* [Your task]:
Compute how many lines in the entries below contain "this", and output nothing but the number.
[start]
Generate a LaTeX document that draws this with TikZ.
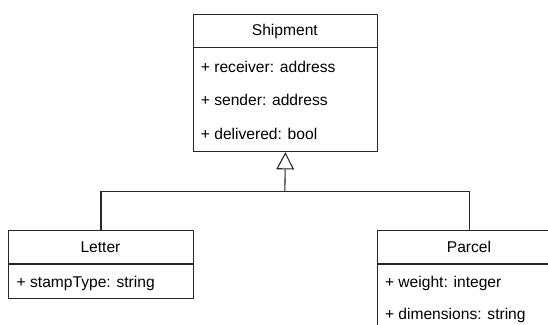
\documentclass[tikz,border=0pt]{standalone}
\usepackage{fontspec}
\setmainfont{Liberation Sans}
\usetikzlibrary{arrows.meta}
\begin{document}
\begin{tikzpicture}[x=1pt,y=1pt,
  umlbox/.style={draw=black!85,line width=1.1pt,rectangle,inner sep=0pt,anchor=north west,minimum width=184.3pt},
  sepline/.style={draw=black!85,line width=1.1pt},
  attr/.style={anchor=west,inner sep=0pt,font=\fontsize{15.6}{18}\selectfont},
  title/.style={anchor=center,inner sep=0pt,font=\fontsize{15.6}{18}\selectfont},
  conn/.style={draw=black!85,line width=1.1pt}]
\useasboundingbox (0,0) rectangle (548,-324);
\clip (0,0) rectangle (548,-324);
\fill[white] (0,0) rectangle (548,-324);
% Shipment
\node[umlbox,minimum height=137pt] (ship) at (192.7,-14) {};
\draw[sepline] (192.7,-47.7) -- (377,-47.7);
\node[title] (shipt) at (284.85,-31) {Shipment};
\node[attr] (a1) at (200.7,-66.7) {+ receiver: address};
\node[attr] (a2) at (200.7,-100.2) {+ sender: address};
\node[attr] (a3) at (200.7,-133.5) {+ delivered: bool};
% Letter
\node[umlbox,minimum height=67.5pt] (letter) at (8.3,-230) {};
\draw[sepline] (8.3,-264) -- (192.6,-264);
\node[title] (lettert) at (100.45,-247) {Letter};
\node[attr] (b1) at (16.5,-283.3) {+ stampType: string};
% Parcel
\node[umlbox,minimum height=110pt] (parcel) at (376.8,-230) {};
\draw[sepline] (376.8,-264) -- (561.1,-264);
\node[title] (parcelt) at (469.0,-247) {Parcel};
\node[attr] (c1) at (384.8,-283.3) {+ weight: integer};
\node[attr] (c2) at (384.8,-315.5) {+ dimensions: string};
% connectors
\coordinate (j) at (284.85,-191.7);
\draw[conn] (letter.north) |- (j) -| (parcel.north);
\draw[conn,-{Triangle[open,width=17.7pt,length=17.3pt,line width=1.1pt]}] (j) -- (ship.south);
\end{tikzpicture}
\end{document}
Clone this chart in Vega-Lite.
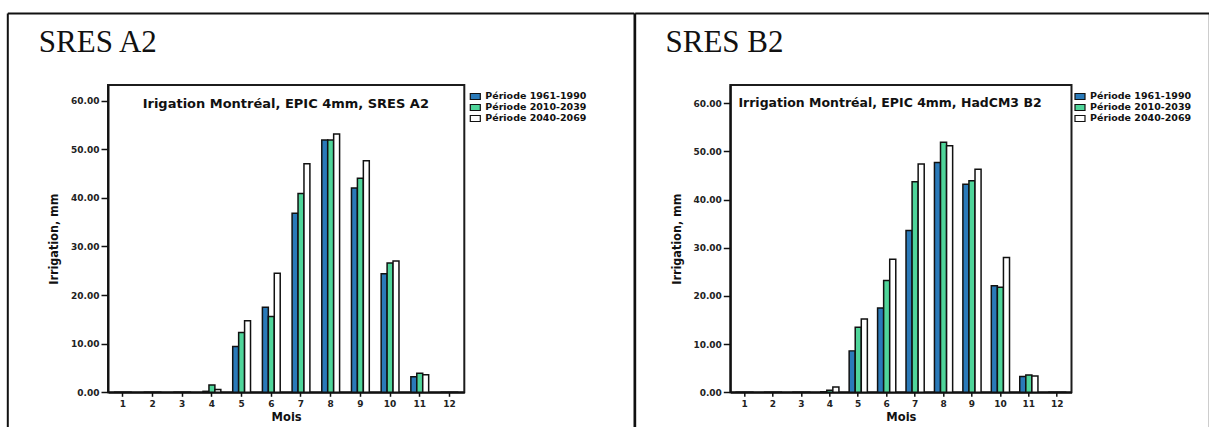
{
  "$schema": "https://vega.github.io/schema/vega-lite/v6.json",
  "background": "white",
  "padding": {"left": 5, "top": 12, "right": 0, "bottom": 0},
  "spacing": 265.3,
  "bounds": "flush",
  "config": {
    "view": {"stroke": "#1c1c1c", "strokeWidth": 2},
    "axis": {
      "grid": false,
      "domainColor": "#111111",
      "domainWidth": 2,
      "tickColor": "#111111",
      "tickWidth": 1.5,
      "labelFont": "DejaVu Sans",
      "labelFontWeight": "bold",
      "labelFontSize": 9,
      "labelColor": "#222222",
      "titleFont": "DejaVu Sans",
      "titleFontWeight": "bold",
      "titleColor": "#111111"
    },
    "legend": {
      "title": null,
      "orient": "none",
      "padding": 0,
      "symbolType": "M-1.25,-0.75H1.25V0.75H-1.25Z",
      "symbolSize": 64,
      "symbolStrokeColor": "#111111",
      "symbolStrokeWidth": 1.2,
      "symbolOpacity": 1,
      "labelFont": "DejaVu Sans",
      "labelFontWeight": "bold",
      "labelFontSize": 9.5,
      "labelColor": "#111111",
      "labelOffset": 5,
      "rowPadding": -6.5
    }
  },
  "datasets": {
    "a2": [
      {"mois": 1, "periode": "Période 1961-1990", "irrigation": 0},
      {"mois": 1, "periode": "Période 2010-2039", "irrigation": 0},
      {"mois": 1, "periode": "Période 2040-2069", "irrigation": 0},
      {"mois": 2, "periode": "Période 1961-1990", "irrigation": 0},
      {"mois": 2, "periode": "Période 2010-2039", "irrigation": 0},
      {"mois": 2, "periode": "Période 2040-2069", "irrigation": 0},
      {"mois": 3, "periode": "Période 1961-1990", "irrigation": 0},
      {"mois": 3, "periode": "Période 2010-2039", "irrigation": 0},
      {"mois": 3, "periode": "Période 2040-2069", "irrigation": 0},
      {"mois": 4, "periode": "Période 1961-1990", "irrigation": 0.2},
      {"mois": 4, "periode": "Période 2010-2039", "irrigation": 1.5},
      {"mois": 4, "periode": "Période 2040-2069", "irrigation": 0.6},
      {"mois": 5, "periode": "Période 1961-1990", "irrigation": 9.4},
      {"mois": 5, "periode": "Période 2010-2039", "irrigation": 12.3},
      {"mois": 5, "periode": "Période 2040-2069", "irrigation": 14.7},
      {"mois": 6, "periode": "Période 1961-1990", "irrigation": 17.5},
      {"mois": 6, "periode": "Période 2010-2039", "irrigation": 15.6},
      {"mois": 6, "periode": "Période 2040-2069", "irrigation": 24.5},
      {"mois": 7, "periode": "Période 1961-1990", "irrigation": 36.8},
      {"mois": 7, "periode": "Période 2010-2039", "irrigation": 40.9},
      {"mois": 7, "periode": "Période 2040-2069", "irrigation": 47.0},
      {"mois": 8, "periode": "Période 1961-1990", "irrigation": 51.9},
      {"mois": 8, "periode": "Période 2010-2039", "irrigation": 51.9},
      {"mois": 8, "periode": "Période 2040-2069", "irrigation": 53.1},
      {"mois": 9, "periode": "Période 1961-1990", "irrigation": 42.0},
      {"mois": 9, "periode": "Période 2010-2039", "irrigation": 44.0},
      {"mois": 9, "periode": "Période 2040-2069", "irrigation": 47.6},
      {"mois": 10, "periode": "Période 1961-1990", "irrigation": 24.4},
      {"mois": 10, "periode": "Période 2010-2039", "irrigation": 26.6},
      {"mois": 10, "periode": "Période 2040-2069", "irrigation": 27.0},
      {"mois": 11, "periode": "Période 1961-1990", "irrigation": 3.2},
      {"mois": 11, "periode": "Période 2010-2039", "irrigation": 3.9},
      {"mois": 11, "periode": "Période 2040-2069", "irrigation": 3.6},
      {"mois": 12, "periode": "Période 1961-1990", "irrigation": 0},
      {"mois": 12, "periode": "Période 2010-2039", "irrigation": 0},
      {"mois": 12, "periode": "Période 2040-2069", "irrigation": 0}
    ],
    "b2": [
      {"mois": 1, "periode": "Période 1961-1990", "irrigation": 0},
      {"mois": 1, "periode": "Période 2010-2039", "irrigation": 0},
      {"mois": 1, "periode": "Période 2040-2069", "irrigation": 0},
      {"mois": 2, "periode": "Période 1961-1990", "irrigation": 0},
      {"mois": 2, "periode": "Période 2010-2039", "irrigation": 0},
      {"mois": 2, "periode": "Période 2040-2069", "irrigation": 0},
      {"mois": 3, "periode": "Période 1961-1990", "irrigation": 0},
      {"mois": 3, "periode": "Période 2010-2039", "irrigation": 0},
      {"mois": 3, "periode": "Période 2040-2069", "irrigation": 0},
      {"mois": 4, "periode": "Période 1961-1990", "irrigation": 0.1},
      {"mois": 4, "periode": "Période 2010-2039", "irrigation": 0.4},
      {"mois": 4, "periode": "Période 2040-2069", "irrigation": 1.1},
      {"mois": 5, "periode": "Période 1961-1990", "irrigation": 8.6},
      {"mois": 5, "periode": "Période 2010-2039", "irrigation": 13.5},
      {"mois": 5, "periode": "Période 2040-2069", "irrigation": 15.2},
      {"mois": 6, "periode": "Période 1961-1990", "irrigation": 17.5},
      {"mois": 6, "periode": "Période 2010-2039", "irrigation": 23.2},
      {"mois": 6, "periode": "Période 2040-2069", "irrigation": 27.6},
      {"mois": 7, "periode": "Période 1961-1990", "irrigation": 33.6},
      {"mois": 7, "periode": "Période 2010-2039", "irrigation": 43.7},
      {"mois": 7, "periode": "Période 2040-2069", "irrigation": 47.4},
      {"mois": 8, "periode": "Période 1961-1990", "irrigation": 47.7},
      {"mois": 8, "periode": "Période 2010-2039", "irrigation": 51.9},
      {"mois": 8, "periode": "Période 2040-2069", "irrigation": 51.2},
      {"mois": 9, "periode": "Période 1961-1990", "irrigation": 43.2},
      {"mois": 9, "periode": "Période 2010-2039", "irrigation": 43.9},
      {"mois": 9, "periode": "Période 2040-2069", "irrigation": 46.3},
      {"mois": 10, "periode": "Période 1961-1990", "irrigation": 22.1},
      {"mois": 10, "periode": "Période 2010-2039", "irrigation": 21.8},
      {"mois": 10, "periode": "Période 2040-2069", "irrigation": 28.0},
      {"mois": 11, "periode": "Période 1961-1990", "irrigation": 3.3},
      {"mois": 11, "periode": "Période 2010-2039", "irrigation": 3.6},
      {"mois": 11, "periode": "Période 2040-2069", "irrigation": 3.4},
      {"mois": 12, "periode": "Période 1961-1990", "irrigation": 0},
      {"mois": 12, "periode": "Période 2010-2039", "irrigation": 0},
      {"mois": 12, "periode": "Période 2040-2069", "irrigation": 0}
    ]
  },
  "resolve": {
    "scale": {"x": "independent", "y": "independent", "xOffset": "independent", "color": "independent"},
    "legend": {"color": "independent"}
  },
  "hconcat": [
    {
      "width": 356.3,
      "height": 307.3,
      "layer": [
        {
          "data": {"name": "a2"},
          "mark": {"type": "bar", "stroke": "#111111", "strokeWidth": 1.5},
          "encoding": {
            "x": {
              "field": "mois", "type": "ordinal",
              "scale": {"paddingInner": 0.4, "paddingOuter": 0.2},
              "axis": {"labelAngle": 0, "tickSize": 4, "labelPadding": 3, "title": "Mois", "titleFontSize": 11.5, "titlePadding": 3}
            },
            "xOffset": {"field": "periode", "type": "nominal", "sort": ["Période 1961-1990", "Période 2010-2039", "Période 2040-2069"]},
            "y": {
              "field": "irrigation", "type": "quantitative",
              "scale": {"domain": [0, 63.2], "nice": false},
              "axis": {"values": [0, 10, 20, 30, 40, 50, 60], "format": ".2f", "tickSize": 7, "labelPadding": 2, "title": "Irrigation, mm", "titleFont": "Liberation Sans Narrow, DejaVu Sans Condensed, Liberation Sans", "titleFontSize": 12.5, "titlePadding": 10.5}
            },
            "color": {
              "field": "periode", "type": "nominal",
              "scale": {"domain": ["Période 1961-1990", "Période 2010-2039", "Période 2040-2069"], "range": ["#2a7ab9", "#4fd59a", "#ffffff"]},
              "legend": {"legendX": 362.3, "legendY": 6.5}
            }
          }
        },
        {
          "data": {"values": [{"cadre": 0}]},
          "mark": {"type": "point", "opacity": 0, "size": 1},
          "encoding": {
            "x": {
              "datum": 0, "type": "quantitative",
              "scale": {"domain": [0, 1], "range": [-100.7, 525.9]},
              "axis": {"orient": "top", "offset": 72, "ticks": false, "labels": false, "title": "SRES A2", "titleFont": "Liberation Serif", "titleFontSize": 31, "titleFontWeight": "normal", "titleAlign": "left", "titleBaseline": "alphabetic", "titleX": -69.7, "titleY": 39}
            },
            "y": {
              "datum": 0, "type": "quantitative",
              "scale": {"domain": [0, 1], "range": [360, -72]},
              "axis": {"orient": "left", "offset": 100.7, "ticks": false, "labels": false, "title": null}
            }
          }
        },
        {
          "data": {"values": [{"cadre": 0}]},
          "mark": {"type": "point", "opacity": 0, "size": 1},
          "encoding": {
            "x": {
              "datum": 0, "type": "quantitative",
              "scale": {"domain": [0, 1]},
              "axis": {"orient": "top", "offset": 0, "domain": false, "ticks": false, "labels": false, "title": "Irigation Montréal, EPIC 4mm, SRES A2", "titleFontSize": 13, "titleX": 177.3, "titleY": 19, "titleAlign": "center", "titleBaseline": "middle"}
            },
            "y": {
              "datum": 0, "type": "quantitative",
              "scale": {"domain": [0, 1], "range": [360, -72]},
              "axis": {"orient": "right", "offset": 169.7, "ticks": false, "labels": false, "title": null}
            }
          }
        }
      ],
      "resolve": {"scale": {"x": "independent", "y": "independent"}}
    },
    {
      "width": 341.2,
      "height": 307.3,
      "layer": [
        {
          "data": {"name": "b2"},
          "mark": {"type": "bar", "stroke": "#111111", "strokeWidth": 1.5},
          "encoding": {
            "x": {
              "field": "mois", "type": "ordinal",
              "scale": {"paddingInner": 0.36, "paddingOuter": 0.18},
              "axis": {"labelAngle": 0, "tickSize": 4, "labelPadding": 3, "title": "Mois", "titleFontSize": 11.5, "titlePadding": 3}
            },
            "xOffset": {"field": "periode", "type": "nominal", "sort": ["Période 1961-1990", "Période 2010-2039", "Période 2040-2069"]},
            "y": {
              "field": "irrigation", "type": "quantitative",
              "scale": {"domain": [0, 63.8], "nice": false},
              "axis": {"values": [0, 10, 20, 30, 40, 50, 60], "format": ".2f", "tickSize": 7, "labelPadding": 2, "title": "Irrigation, mm", "titleFont": "Liberation Sans Narrow, DejaVu Sans Condensed, Liberation Sans", "titleFontSize": 12.5, "titlePadding": 9}
            },
            "color": {
              "field": "periode", "type": "nominal",
              "scale": {"domain": ["Période 1961-1990", "Période 2010-2039", "Période 2040-2069"], "range": ["#2a7ab9", "#4fd59a", "#ffffff"]},
              "legend": {"legendX": 344.7, "legendY": 6.5}
            }
          }
        },
        {
          "data": {"values": [{"cadre": 0}]},
          "mark": {"type": "point", "opacity": 0, "size": 1},
          "encoding": {
            "x": {
              "datum": 0, "type": "quantitative",
              "scale": {"domain": [0, 1], "range": [-95.6, 479]},
              "axis": {"orient": "top", "offset": 72, "ticks": false, "labels": false, "title": "SRES B2", "titleFont": "Liberation Serif", "titleFontSize": 31, "titleFontWeight": "normal", "titleAlign": "left", "titleBaseline": "alphabetic", "titleX": -65.3, "titleY": 39}
            },
            "y": {
              "datum": 0, "type": "quantitative",
              "scale": {"domain": [0, 1], "range": [360, -72]},
              "axis": {"orient": "left", "offset": 95.6, "ticks": false, "labels": false, "title": null}
            }
          }
        },
        {
          "data": {"values": [{"cadre": 0}]},
          "mark": {"type": "point", "opacity": 0, "size": 1},
          "encoding": {
            "x": {
              "datum": 0, "type": "quantitative",
              "scale": {"domain": [0, 1]},
              "axis": {"orient": "top", "offset": 0, "domain": false, "ticks": false, "labels": false, "title": "Irrigation Montréal, EPIC 4mm, HadCM3 B2", "titleFontSize": 12.5, "titleX": 159.2, "titleY": 18, "titleAlign": "center", "titleBaseline": "middle"}
            },
            "y": {
              "datum": 0, "type": "quantitative",
              "scale": {"domain": [0, 1], "range": [360, -72]},
              "axis": {"orient": "right", "offset": 137.8, "ticks": false, "labels": false, "title": null}
            }
          }
        }
      ],
      "resolve": {"scale": {"x": "independent", "y": "independent"}}
    }
  ]
}
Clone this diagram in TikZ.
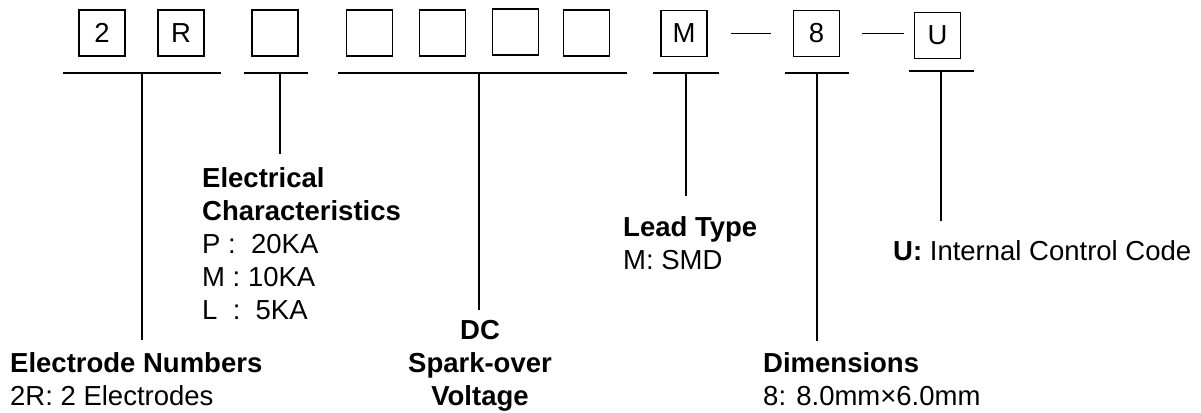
[end]
* [The reply]:
3